Raffa does not sell insurance products. However, we may recommend that clients consider insurance solutions or refer clients to third‑party insurance providers. Clients are not obligated to implement recommendations through any particular provider.
Insurance planning involves evaluating trade‑offs and uncertainty. Insurance coverage is subject to policy terms, conditions, exclusions, and coverage limits, and may not cover all losses. Payment of benefits depends on the financial strength and claims-paying ability of the issuing insurance company. As a result, insurance solutions cannot eliminate risk or guarantee protection of assets. Statements regarding the potential benefits of insurance or risk management strategies are general in nature and depend on individual circumstances. Any references to protecting assets, reducing risk, or maintaining financial security reflect potential outcomes under certain assumptions and should not be interpreted as guarantees. Examples and general guidelines discussed (including income multiples for life insurance or other rules of thumb) are illustrative only, are based on assumptions, and may not apply to all individuals. Actual needs may vary significantly based on factors such as income, assets, liabilities, family situation, and long-term goals.

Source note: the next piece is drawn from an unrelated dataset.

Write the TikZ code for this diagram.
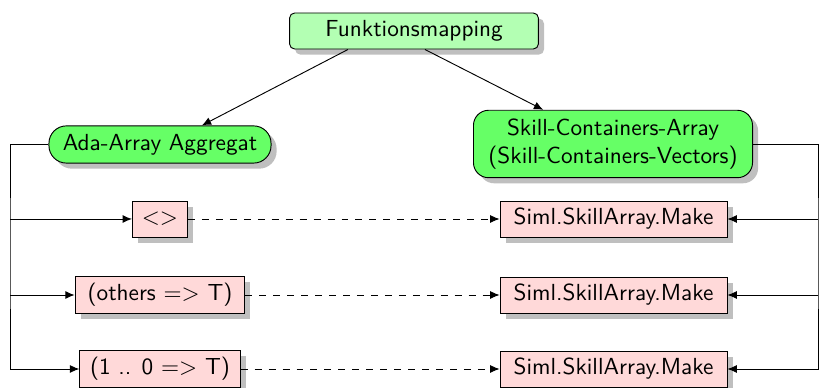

Strategies that involve self-funding potential risks (rather than purchasing insurance) carry their own risks, including the possibility that actual costs or losses may exceed expectations and may adversely impact long-term financial resources or liquidity.
All financial planning involves uncertainty, including risks related to market conditions, inflation, longevity, health events, and changes in tax or legal frameworks. Past outcomes and examples are not indicative of future results.
Raffa does not provide tax or legal advice. Clients should consult their tax adviser or attorney regarding the specific implications of any insurance or financial planning decisions.
Additional information about Raffa’s services, fees, and conflicts of interest is available in its Form ADV Part 2A.